|
From: matt.reilly on 9 Apr 2008 12:22 On Apr 9, 12:20 am, "Chris Thomasson" <cris...(a)comcast.net> wrote: > > > What do you think about my initial idea on how to program your systems? That > is, using advanced shared-memory multi-threading techniques for intra-node > communication, and MPI for inter-node communication... I think it should > work very well. I am always interested in being able to create and play > around with my own algorithms. I appreciate that your DMA engine microcode > is available; have you applied for any patents? There are folks who use shared memory for the intra-node comms and MPI between nodes. With care, that can work on SiCortex systems and deliver good performance. Shared memory programming mixed with message passing works well for some, brings the problems of both worlds to others. SiCortex is happy to see both. Personally, I tend to do all the communications with MPI. That way I don't need to worry about processor assignments, task mapping, or even what platform I'm running on. Most of the code that I see from customers and prospects follows a similar model. We have, however seen a few hybrid codes.

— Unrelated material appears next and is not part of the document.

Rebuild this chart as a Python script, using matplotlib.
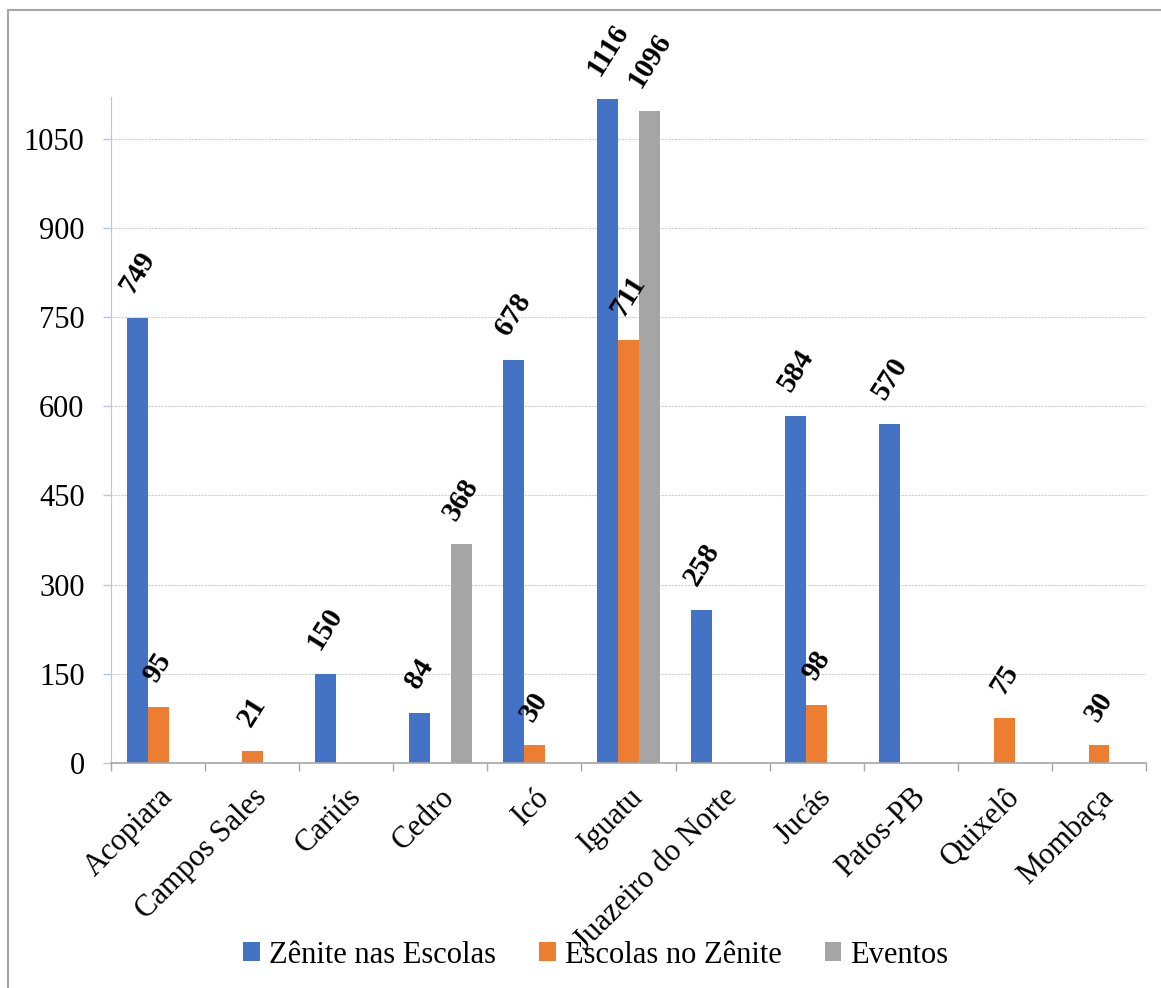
import matplotlib
matplotlib.use("Agg")
import matplotlib.pyplot as plt
from matplotlib.patches import Patch
from matplotlib.lines import Line2D
import numpy as np

categories = ["Acopiara", "Campos Sales", "Cariús", "Cedro", "Icó", "Iguatu",
              "Juazeiro do Norte", "Jucás", "Patos-PB", "Quixelô", "Mombaça"]
zenite_escolas = [749, 0, 150, 84, 678, 1116, 258, 584, 570, 0, 0]
escolas_zenite = [95, 21, 0, 0, 30, 711, 0, 98, 0, 75, 30]
eventos = [0, 0, 0, 368, 0, 1096, 0, 0, 0, 0, 0]
series_names = ["Zênite nas Escolas", "Escolas no Zênite", "Eventos"]
y_ticks = [0, 150, 300, 450, 600, 750, 900, 1050]

colors = ["#4472C4", "#ED7D31", "#A5A5A5"]
serif = ["Liberation Serif", "DejaVu Serif"]
plt.rcParams["font.family"] = serif

W, H = 1161, 988
fig = plt.figure(figsize=(W / 100, H / 100), dpi=100)
left, right, top, bottom = 111, 1146, 97, 763
ax = fig.add_axes([left / W, 1 - bottom / H, (right - left) / W, (bottom - top) / H])

x = np.arange(len(categories))
bw = 1 / 4.5
all_series = [zenite_escolas, escolas_zenite, eventos]
for i, (vals, col) in enumerate(zip(all_series, colors)):
    xs = x + (i - 1) * bw
    ax.bar(xs, vals, width=bw, color=col, zorder=3)
    for xi, v in zip(xs, vals):
        if v:
            ax.annotate(str(v), (xi, v), xytext=(0, 14), textcoords="offset points",
                        ha="center", va="bottom", rotation=58, fontsize=21,
                        fontweight="bold", color="black", zorder=5)

ax.set_xlim(-0.5, len(categories) - 0.5)
ax.set_ylim(0, 1120)
ax.set_yticks(y_ticks)
ax.set_yticklabels([str(t) for t in y_ticks], fontsize=22)
ax.set_xticks(x)
ax.set_xticklabels(categories, fontsize=22, rotation=45, ha="right",
                   rotation_mode="anchor")
ax.tick_params(axis="x", which="major", length=0, pad=14)
ax.set_xticks(np.arange(-0.5, len(categories), 1), minor=True)
ax.tick_params(axis="x", which="minor", length=6, color="#A6A6A6", width=1)
ax.tick_params(axis="y", length=6, color="#B4C7E7", width=1, pad=13)

for s in ["top", "right"]:
    ax.spines[s].set_visible(False)
ax.spines["left"].set_color("#B4C7E7")
ax.spines["bottom"].set_color("#A6A6A6")
ax.spines["bottom"].set_linewidth(1.2)
ax.spines["bottom"].set_zorder(4)
ax.grid(axis="y", color="#CFCFCF", linestyle=(0, (2, 1)), linewidth=0.8, zorder=0)

handles = [Patch(facecolor=c, edgecolor="none") for c in colors]
fig.legend(handles, series_names, loc="center", bbox_to_anchor=(596 / W, 1 - 955 / H),
           ncol=3, frameon=False, fontsize=22, handlelength=0.55, handleheight=0.55,
           handletextpad=0.3, columnspacing=1.4)

fig.add_artist(Line2D([8 / W, 8 / W], [0, 1 - 10 / H], color="#A6A6A6", linewidth=1.5,
                      transform=fig.transFigure))
fig.add_artist(Line2D([8 / W, 1], [1 - 10 / H, 1 - 10 / H], color="#A6A6A6", linewidth=1.5,
                      transform=fig.transFigure))

fig.savefig("out.png", dpi=100)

From: already5chosen on 9 Apr 2008 12:51 On Apr 9, 6:17 pm, matt.rei...(a)sicortex.com wrote: > On Apr 6, 1:19 pm, already5cho...(a)yahoo.com wrote: > > > Matt, > > Could you comment on Paul Gotch's speculations above (about MIPS > > 20Kc) ? > > We looked at the 20Kc and liked it. However, it was a hard macro > (that is, MIPS supplies completed masks, not synthesizable verilog) > and designed for 130nm. Our technology target was 90nm. The team > had lots of experience in doing design shrinks and felt the cost > of shrinking the 20Kc was prohibitive. Further, the 20Kc as it stood > was not designed for a cache coherent SMP. Fitting the necessary > changes into a hard macro made it even more problematic. > > We chose the 5Kf, a 64 bit soft IP block from MIPS. Then we > worked hard at the synthesis flow to make it run at 500 MHz > and stay within a sub-watt power budget. > > matt Thanks for information, Matt. I vaguely remember from the Byte articles from the mid 90s that 5Kf FPU was optimized toward single-precision performance. Did you change this part of the core?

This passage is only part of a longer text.